Vicki just posted a blog about support raising and included these two verses and I was instantly encouraged. This past week I have felt like I was continually carrying 50 pounds on my back. This pack was filled with fear and worry. I was hunched over, just barely able to keep going. I again was struggling with what I should do again next year and all I could keep thinking was "please no God, not this again". I know I am indecisive and now with school over (I hand in my last English paper tomorrow) I am beginning to realize that I have so many options in front of me. I am 22, single, work a job that I am not tied to and have the whole world in front of me. You would think this would make me lighter right?

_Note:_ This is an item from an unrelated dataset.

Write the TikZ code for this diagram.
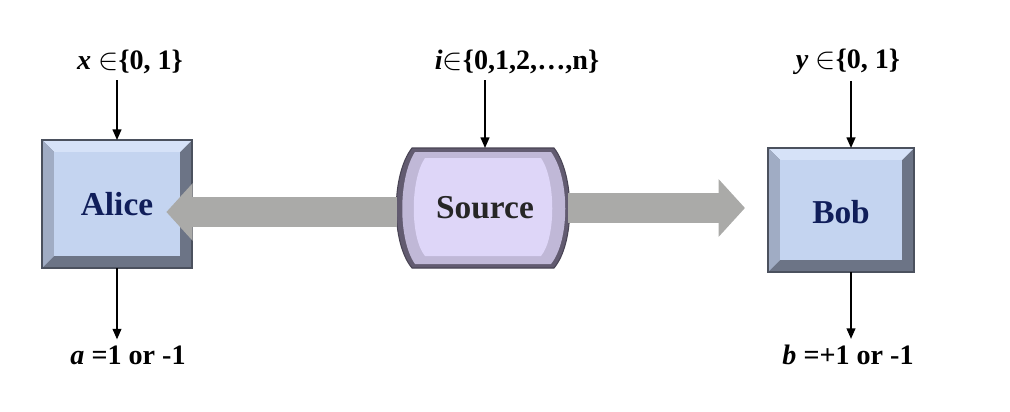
\documentclass[tikz,border=0pt]{standalone}
\usepackage{fontspec}
\setmainfont{Liberation Serif}
\usetikzlibrary{positioning}
\usetikzlibrary{arrows.meta}
\usetikzlibrary{calc}
\definecolor{facebl}{RGB}{196,212,240}
\definecolor{topbl}{RGB}{214,226,248}
\definecolor{leftbl}{RGB}{160,172,196}
\definecolor{darkbl}{RGB}{108,116,134}
\definecolor{facevi}{RGB}{222,214,248}
\definecolor{darkvi}{RGB}{122,114,140}
\definecolor{navy}{RGB}{16,30,90}
\definecolor{beam}{RGB}{170,170,168}
\tikzset{
  lbl/.style={font=\bfseries\fontsize{16}{18}\selectfont},
  party/.style={font=\bfseries\fontsize{19}{22}\selectfont},
  tick/.style={-{Triangle[width=5pt,length=6pt]},line width=0.9pt},
  beamarr/.style={-{Triangle[width=32pt,length=15pt]},line width=17pt,beam,shorten >=4pt}
}
% bevelled box: centre, half width, half height
\newcommand{\bevbox}[3]{%
  \fill[darkbl] ($#1+(-#2,-#3)$) rectangle ($#1+(#2,#3)$);
  \fill[topbl] ($#1+(-#2,-#3)$) -- ($#1+(#2,-#3)$) -- ($#1+(#2-12,-#3+12)$) -- ($#1+(-#2+12,-#3+12)$) -- cycle;
  \fill[leftbl] ($#1+(-#2,-#3)$) -- ($#1+(-#2+12,-#3+12)$) -- ($#1+(-#2+12,#3-12)$) -- ($#1+(-#2,#3)$) -- cycle;
  \fill[facebl] ($#1+(-#2+12,-#3+12)$) rectangle ($#1+(#2-12,#3-12)$);
  \draw[darkbl!70!black,line width=0.6pt] ($#1+(-#2,-#3)$) rectangle ($#1+(#2,#3)$);
}
\begin{document}
\begin{tikzpicture}[x=0.02cm,y=-0.02cm]
\useasboundingbox (0,0) rectangle (1010,412);
% boxes
\bevbox{(117,204)}{75}{64}
\bevbox{(841,210)}{73}{62}
\node[party,text=navy] (alice) at (117,204) {Alice};
\node[party,text=navy] (bob) at (841,212) {Bob};
% source
\fill[darkvi!80!black] (412,148) -- (554,148) .. controls (575,175) and (575,243) .. (554,268) -- (412,268) .. controls (391,243) and (391,175) .. (412,148) -- cycle;
\fill[facevi!70!darkvi] (415,152) -- (551,152) .. controls (570,178) and (570,240) .. (551,264) -- (415,264) .. controls (398,240) and (398,178) .. (415,152) -- cycle;
\fill[facevi] (425,158) -- (541,158) .. controls (556,180) and (556,238) .. (541,256) -- (425,256) .. controls (410,238) and (410,180) .. (425,158) -- cycle;
\draw[darkvi!60!black,line width=0.6pt] (412,148) -- (554,148) .. controls (575,175) and (575,243) .. (554,268) -- (412,268) .. controls (391,243) and (391,175) .. (412,148) -- cycle;
\node[party,text=black!85] (src) at (485,208) {Source};
\coordinate (srcL) at (397,212);
\coordinate (srcR) at (568,208);
\coordinate (bobL) at (752,208);
% beams
\draw[beamarr] (srcL) -- (alice.east |- srcL);
\draw[beamarr] (srcR) -- (bobL);
% inputs and outputs
\node[lbl] (x) at (130,62) {\textit{x} $\in$\{0, 1\}};
\node[lbl] (i) at (517,62) {\textit{i}$\in$\{0,1,2,\dots,n\}};
\node[lbl] (y) at (848,62) {\textit{y} $\in$\{0, 1\}};
\node[lbl] (a) at (128,355) {\textit{a} =1 or -1};
\node[lbl] (b) at (848,355) {\textit{b} =+1 or -1};
\coordinate (aliceT) at (117,140);
\coordinate (aliceB) at (117,268);
\coordinate (bobT) at (851,148);
\coordinate (bobB) at (851,272);
\coordinate (srcT) at (485,148);
\draw[tick] (aliceT |- x.south) -- (aliceT);
\draw[tick] (srcT |- i.south) -- (srcT);
\draw[tick] (bobT |- y.south) -- (bobT);
\draw[tick] (aliceB) -- (aliceB |- a.north);
\draw[tick] (bobB) -- (bobB |- b.north);
\end{tikzpicture}
\end{document}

Absolutely not. Instead of glorifying God for this, I am losing sleep, constantly thinking about the next thing and really just kind of exhausted. Yet, reading the words written by Vicki made me realize that so far I have simply been called to Go. I actually haven't been asked to do anything specific in England, at least not yet, but just to Go there. I don't know what is going to happen over there or the people I will spend 9 months with. I don't know how bad it is going to get and the amazing memories I will cherish forever. I have simply been called to Go with God-to abandon the life I lead now and to follow him. It's amazing how often we forget that. I get so wrapped up in this life-this North American life where it says I have to have a career to be successful, or to work for nothing but the money. That is why I signed up for this missions. I want to abandon these consuming thoughts. I want to know what it is like to be successful in God. I want to know what it is like to give all you have knowing that you may not get anything out of it.


I hope that all of you devote AIM blog readers and even you occasional glancers will join each one of us in the upcoming months as we prepare to leave and the 9 months while we are away. Please pray for each person, each team. We do not know where we are going, but we are following God so one can only imagine how amazing it will be.